Most of the overs were delivered by Mitchell Starc, Cameron Green and Nathan Lyon, with each outstanding. Green set the ball rolling by removing Root for the second time in the series - it will be a handy record to keep going - and Starc produced a superb spell of 7-2-12-2. All the while Lyon wheeled away from the Cathedral End for a spell that would eventually read 19-10-30-3 when the second new ball was taken. England decided they didn't need a specialist spinner for this Test.

"We didn't quite bowl the way we wanted in the first session, let it slip a little and probably searched a little for wickets," Starc said. "But the way we all came out, Nath and I probably took it on a little bit ourselves, being the two experienced ones in the attack, not to say the others aren't hugely talented and did a great job, but we've played a few Test matches.

"I thought [Nathan] was fantastic, especially in that second session where he bowled the whole session. For us quicks to bowl in partnership with him knowing that he was going to do a fantastic job was pretty key to how well we went."

Each of the three performances deserve closer scrutiny. The runs have yet to flow for Green in this series - it is one of few little wins for England - but the bowling has been what a captain dreams off from a fourth seamer. At the Gabba he removed Root in the crucial period before the second new ball and here he broke a stubborn partnership that had lifted England's spirits.

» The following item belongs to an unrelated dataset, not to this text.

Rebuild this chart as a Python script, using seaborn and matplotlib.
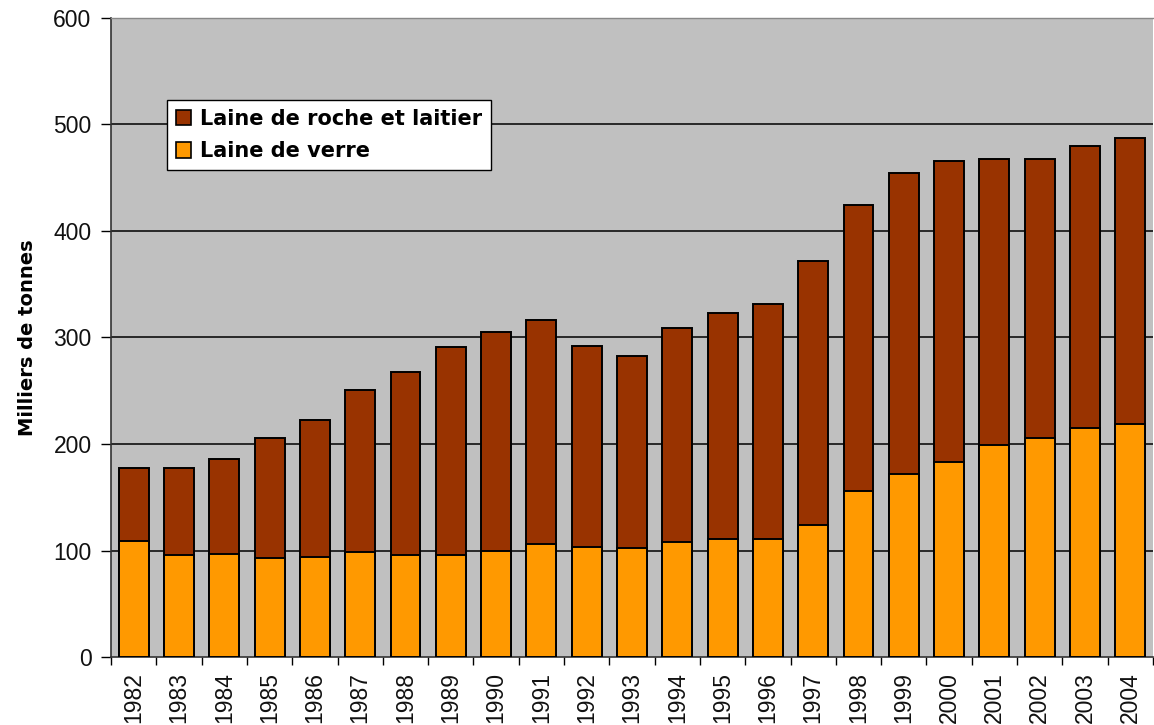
import matplotlib
matplotlib.use("Agg")
import matplotlib.pyplot as plt
import matplotlib.patches as mpatches
import seaborn as sns
import pandas as pd
import numpy as np

years = [str(y) for y in range(1982, 2005)]
laine_verre = [109, 96, 97, 93, 94, 99, 96, 96, 100, 106, 103, 102,
               108, 111, 111, 124, 156, 172, 183, 199, 206, 215, 219]
laine_roche = [68, 81, 89, 113, 129, 152, 172, 195, 205, 210, 189, 181,
               201, 212, 220, 248, 268, 282, 283, 269, 262, 265, 268]
y_ticks = [0, 100, 200, 300, 400, 500, 600]
series_names = ["Laine de roche et laitier", "Laine de verre"]
y_label = "Milliers de tonnes"

brown = "#993300"
orange = "#FF9900"
bg = "#C0C0C0"

sns.set_style("ticks")
plt.rcParams["font.family"] = ["Liberation Sans", "DejaVu Sans"]
plt.rcParams["text.color"] = "black"
plt.rcParams["axes.labelcolor"] = "black"

df = pd.DataFrame({
    "year": years,
    "verre": laine_verre,
    "roche": laine_roche,
})
df["total"] = df["verre"] + df["roche"]

fig = plt.figure(figsize=(11.54, 7.25), dpi=100)
ax = fig.add_axes([111 / 1154, (725 - 657) / 725, (1153 - 111) / 1154, (657 - 18) / 725])
ax.set_facecolor(bg)

sns.barplot(data=df, x="year", y="total", color=brown, saturation=1,
            width=0.66, edgecolor="black", linewidth=1.4, ax=ax, zorder=3)
sns.barplot(data=df, x="year", y="verre", color=orange, saturation=1,
            width=0.66, edgecolor="black", linewidth=1.4, ax=ax, zorder=4)

ax.set_xlim(-0.5, len(years) - 0.5)
ax.set_ylim(0, 600)
ax.set_yticks(y_ticks)
ax.set_yticklabels([str(v) for v in y_ticks], fontsize=16.5, color="#111111")
for v in y_ticks[1:-1]:
    ax.axhline(v, color="black", linewidth=1.1, zorder=1)

ax.set_xticks(range(len(years)))
ax.set_xticklabels(years, rotation=90, fontsize=16.5, color="#111111")
ax.tick_params(axis="x", which="major", length=0, pad=11)
ax.set_xticks(np.arange(-0.5, len(years), 1.0), minor=True)
ax.tick_params(axis="x", which="minor", length=6, width=1, color="black", direction="out")
ax.tick_params(axis="y", length=7, width=1, color="black", direction="out", pad=7)

ax.set_xlabel("")
ax.set_ylabel(y_label, fontsize=14, fontweight="bold", family="DejaVu Sans",
              color="black", labelpad=12)

for side in ["left", "bottom"]:
    ax.spines[side].set_color("#333333")
    ax.spines[side].set_linewidth(1.2)
ax.spines["top"].set_visible(True)
ax.spines["top"].set_color("#888888")
ax.spines["top"].set_linewidth(1)
ax.spines["right"].set_visible(False)

handles = [mpatches.Patch(facecolor=brown, edgecolor="black", linewidth=1.2),
           mpatches.Patch(facecolor=orange, edgecolor="black", linewidth=1.2)]
leg = fig.legend(handles, series_names, loc="upper left",
                 bbox_to_anchor=(167 / 1154, 1 - 100 / 725),
                 bbox_transform=fig.transFigure,
                 prop={"size": 15, "weight": "bold", "family": "DejaVu Sans"},
                 frameon=True, fancybox=False, framealpha=1,
                 handlelength=0.75, handleheight=0.75, handletextpad=0.42,
                 labelspacing=0.6, borderpad=0.42, borderaxespad=0)
leg.get_frame().set_edgecolor("black")
leg.get_frame().set_linewidth(1)
for t in leg.get_texts():
    t.set_color("black")

fig.savefig("out.png", dpi=100)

There was a similarity in the dismissals with Root again fiddling outside off at a good-length delivery, this time sending a catch to the lone slip rather than the keeper. But there had been a build-up this time of the type a seasoned quick would have been pleased with: the first ball of the over was a brute that climbed to beat Root's edge, two balls later he played a loose drive to point and the next delivery was the fateful snick.

"He's obviously a fantastic talent for a young fella," Starc said. "We saw that last summer, how valuable he can be to our attack when you've got someone who is nearly seven foot and bowls some pretty decent clicks. He's come into his own again this summer. An allrounder of that ability and getting key wickets it's a huge plus to our attack. We'll see him evolve over the next few years…once he found that rhythm today he bowled some real high-quality stuff and almost set us on our way after the first session."

Starc, with an even more senior role in the absence of his regular sidekicks, replaced Green after a five-over post-dinner spell and struck in his first over when Malan's strength became a weakness as he edged a cut to slip. For his next wicket, Starc completely worked over Jos Buttler with the angle across the right hander, luring him into false drives before drawing the edge. Patterns are emerging for England.

"We saw at the Gabba with it [the angle] going across him," Starc said. "For me it was just trying to bowl a good length, not let him get away, and still pepper that line away from him."

The pressure that Lyon was able to apply throughout the session was a key part of the stranglehold Australia maintained. It took Ben Stokes 24 balls to get off the mark and he was 3 off 32 before finding the boundary. By then he had lost Ollie Pope whose difficulties against offspin continued although there was a degree of misfortune when a firm clip was held by Marnus Labuschagne at short leg. However, two balls previously he had been reprieved by the DRS when the ball came off his forearm to short leg.

Lyon continued to enhance his pink-ball record in the night session when he worked over Chris Woakes and Ollie Robinson with classical offspin. "They left the field open on the offside, inside edge back on the stumps. This is offspin of the highest class," Ricky Ponting said on Seven.

It was always unlikely that Smith would take the follow-on option, however tempting it would have been under lights against England's fragile top order. These Test matches are basically all back-to-back so he can rest the bowlers and in turn put more miles in England's. Meanwhile, having Lyon also gives him a clear final-innings route to victory.

There are a lot of wickets absent from what would be Australia's usual Test attack, but it would be a huge surprise if they don't find a way of taking 10 more in this game.